Gentoo Archives: gentoo-soc

From: "Stanislav Ochotnický" <sochotnicky@×××××.com>
To: gentoo-soc@l.g.o
Subject: [gentoo-soc] Application for "Tree-wide collision checking and provided files database"
Date: Fri, 03 Apr 2009 13:15:28
Message-Id: 7943d9c10904030615y1a06fc6dw961cf3cb0f90838c@mail.gmail.com
Hi everyone,

I am applying for gentoo SoC project idea "Tree-wide collision
checking and provided files database". This is my student application,
which you can read also here:
http://student.fiit.stuba.sk/~ochotnic04/files/sochotnicky_gsoc_application.pdf

I am welcome to suggestions to improve it (however with so little time
I do not really expect anything major :-) ).


*Project mission*

Main goal of this project is to create easy way for Gentoo developers
to maintain database of files present in packages residing in Portage
tree. This will open new possibilities for both Gentoo team and users
alike. Gentoo QA team will be able to improve existing ebuilds and
common users will be able to check package contents before installing
packages.

*Abstract*

Gentoo emerge is checking for file collisions before installing
packages. However this collision checking only works after package has
been compiled. This is natural since Gentoo is source based and
package contents are different for every architecture, set of USE
flags and compiler options. Proposed project would provide users and
more importantly Gentoo QA team access to database of files in
packages from Portage tree. Information about package contents would
enable Gentoo QA team to improve existing ebuilds by solving problems
resulting from collisions. Users would be also able to see approximate
size of package and query package contents before installing it. When
invoking non-existing command on shell, shell handler could check file
database and offer packages to install. There are definitely other
uses waiting to be discovered.

*Deliverables*

** Tool for aggregating package contents **

Also information from stat() sycall for files. Most probably this part
will be database and wrapper set of tools. More sources of package
contents would be possible:

       1. tinderbox set-up exactly to collect this information
(semi-automatic, fixing compile errors manually)

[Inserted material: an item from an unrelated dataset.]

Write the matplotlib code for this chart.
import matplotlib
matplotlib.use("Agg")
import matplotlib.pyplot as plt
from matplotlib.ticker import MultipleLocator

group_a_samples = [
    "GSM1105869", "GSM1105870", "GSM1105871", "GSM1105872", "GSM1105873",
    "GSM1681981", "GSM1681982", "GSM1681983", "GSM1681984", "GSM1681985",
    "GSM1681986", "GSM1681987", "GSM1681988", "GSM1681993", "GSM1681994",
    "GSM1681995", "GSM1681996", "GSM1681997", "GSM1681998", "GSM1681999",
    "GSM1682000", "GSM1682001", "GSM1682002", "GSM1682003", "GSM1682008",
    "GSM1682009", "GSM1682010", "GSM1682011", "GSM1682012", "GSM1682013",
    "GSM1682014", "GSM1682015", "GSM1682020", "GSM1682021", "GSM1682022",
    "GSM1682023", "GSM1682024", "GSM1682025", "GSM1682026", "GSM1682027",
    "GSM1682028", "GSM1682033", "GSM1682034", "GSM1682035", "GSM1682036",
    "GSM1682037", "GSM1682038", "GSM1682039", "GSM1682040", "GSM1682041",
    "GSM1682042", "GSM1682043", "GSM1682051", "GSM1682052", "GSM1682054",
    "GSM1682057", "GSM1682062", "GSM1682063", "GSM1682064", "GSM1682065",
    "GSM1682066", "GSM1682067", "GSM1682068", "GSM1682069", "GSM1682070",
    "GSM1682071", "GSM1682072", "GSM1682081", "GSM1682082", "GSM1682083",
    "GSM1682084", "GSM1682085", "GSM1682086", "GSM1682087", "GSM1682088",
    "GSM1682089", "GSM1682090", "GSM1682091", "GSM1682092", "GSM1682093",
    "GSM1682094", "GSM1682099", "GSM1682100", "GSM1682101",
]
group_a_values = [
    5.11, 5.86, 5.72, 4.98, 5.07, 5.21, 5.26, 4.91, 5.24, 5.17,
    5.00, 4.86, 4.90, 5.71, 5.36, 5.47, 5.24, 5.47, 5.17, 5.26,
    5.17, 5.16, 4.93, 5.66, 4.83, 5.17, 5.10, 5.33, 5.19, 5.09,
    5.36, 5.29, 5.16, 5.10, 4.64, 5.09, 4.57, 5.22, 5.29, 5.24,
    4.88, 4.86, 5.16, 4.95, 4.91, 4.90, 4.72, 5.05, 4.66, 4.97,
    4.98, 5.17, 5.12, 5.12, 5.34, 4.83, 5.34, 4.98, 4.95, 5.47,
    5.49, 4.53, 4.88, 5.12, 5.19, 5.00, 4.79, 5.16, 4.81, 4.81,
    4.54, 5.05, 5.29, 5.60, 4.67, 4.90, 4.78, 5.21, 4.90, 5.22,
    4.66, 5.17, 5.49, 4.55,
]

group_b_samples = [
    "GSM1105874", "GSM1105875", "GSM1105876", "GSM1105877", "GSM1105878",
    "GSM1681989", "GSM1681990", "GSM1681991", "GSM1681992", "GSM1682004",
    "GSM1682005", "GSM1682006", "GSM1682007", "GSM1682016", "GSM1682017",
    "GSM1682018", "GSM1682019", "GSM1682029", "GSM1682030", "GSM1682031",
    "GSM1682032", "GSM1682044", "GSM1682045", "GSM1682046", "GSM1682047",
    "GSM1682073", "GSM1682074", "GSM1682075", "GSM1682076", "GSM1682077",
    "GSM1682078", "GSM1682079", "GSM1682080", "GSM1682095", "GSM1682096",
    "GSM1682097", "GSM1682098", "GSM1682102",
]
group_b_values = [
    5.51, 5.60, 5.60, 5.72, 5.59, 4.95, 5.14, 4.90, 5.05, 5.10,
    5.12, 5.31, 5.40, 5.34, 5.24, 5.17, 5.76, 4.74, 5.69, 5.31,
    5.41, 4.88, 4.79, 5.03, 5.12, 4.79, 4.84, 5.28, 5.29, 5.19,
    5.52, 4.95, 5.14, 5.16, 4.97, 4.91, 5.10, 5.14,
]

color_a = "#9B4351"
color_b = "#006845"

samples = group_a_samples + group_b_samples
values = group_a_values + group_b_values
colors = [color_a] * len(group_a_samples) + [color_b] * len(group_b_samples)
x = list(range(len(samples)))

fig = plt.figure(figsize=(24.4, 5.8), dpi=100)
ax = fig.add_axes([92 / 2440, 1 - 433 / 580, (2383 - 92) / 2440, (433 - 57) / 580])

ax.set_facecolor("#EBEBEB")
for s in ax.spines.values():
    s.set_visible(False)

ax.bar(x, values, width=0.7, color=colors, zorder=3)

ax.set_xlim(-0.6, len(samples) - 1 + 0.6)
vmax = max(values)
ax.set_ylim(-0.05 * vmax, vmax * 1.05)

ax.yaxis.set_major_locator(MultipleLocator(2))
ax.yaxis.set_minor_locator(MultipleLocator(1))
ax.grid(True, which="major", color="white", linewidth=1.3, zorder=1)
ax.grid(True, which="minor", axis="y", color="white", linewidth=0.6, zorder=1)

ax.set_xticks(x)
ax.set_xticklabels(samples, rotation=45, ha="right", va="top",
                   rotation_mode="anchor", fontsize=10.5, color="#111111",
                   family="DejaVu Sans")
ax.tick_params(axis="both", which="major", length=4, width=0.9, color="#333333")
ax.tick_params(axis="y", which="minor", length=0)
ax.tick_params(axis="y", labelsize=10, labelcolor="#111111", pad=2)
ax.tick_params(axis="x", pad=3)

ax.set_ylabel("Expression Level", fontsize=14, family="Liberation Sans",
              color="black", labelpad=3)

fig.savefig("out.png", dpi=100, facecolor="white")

       2. binary packages (perhaps interaction with GSoC project
Improved binary package support?)

       3. restricted user supplied package contents (this would need
to be analyzed more deeply from security/privacy point of view)

Public API for read-only access and/or commiting package contents
could be provided depending on analysis and gentoo team preferences.

** Web interface for package contents database **

After database of packages is succesfully created this web interface
would provide world-readable access to package contents through web
browser with ability to search for files and packages.

** Console tool for querying package contents **

Depending on the size of database, it could be downloaded from server
or client could query public server for package contents and/or other
information provided. I would like to keep dependencies of this tool
to the minimum (Python, depending on the database format maybe
sqlite).

All deliverables will include documentation.


* Timeline *

15. April - 23. May: Getting to know Gentoo community spirit a bit
more and some lightweight design discussions for first deliverable

24. May - 7. June (2 weeks): Discussion to design first deliverable

8. June - 21. June (2 weeks): Coding First deliverable with basic
documentation and design for 2nd and 3rd deliverable

22. June - 13. July (3 weeks): Second deliverable (web interface)

14. July - 4. August (3 weeks): Third deliverable coding (client utility)

4. August - 17. August (2 weeks): Finalizing, fixing bugs, cleaning up
code and documentation

Obviously this is only very rough idea. Lot of things will depend on
analysis and design decisions for first deliverable.

* Biography*

I am grad student at Slovak University of Technology in Bratislava
studying Software Engineering. I have participaded on few OSS projects
(musicpd, gstfs, gstreamer) before, mostly with bugreports and
(admittedly very few) patches. My bachelor's project was "Userspace
process access restriction in Linux and FreeBSD". I am quite confident
with C/C++, Java, basic shell scripting and Python. I have also used
quite a few other technologies, but usually only for one or two
projects. Of course I would like to learn more and try something new.
As far as my Linux usage goes, I have been happy Gentoo user for
almost 4 years now. Before that I used Linux From Scratch based
distribution for one year, so I have a lot of experience with build
errors, which should come in handy :-).

My work experience includes participation on coding part of Ripple
control system for energetics companies (together with more smaller
projects for MicroStep-HDO, Slovakia). I've also spent 6 months as
intern in Edisoft (Portugal) where I worked on model-driven
development tool for FPGAs.


--
Stanislav Ochotnicky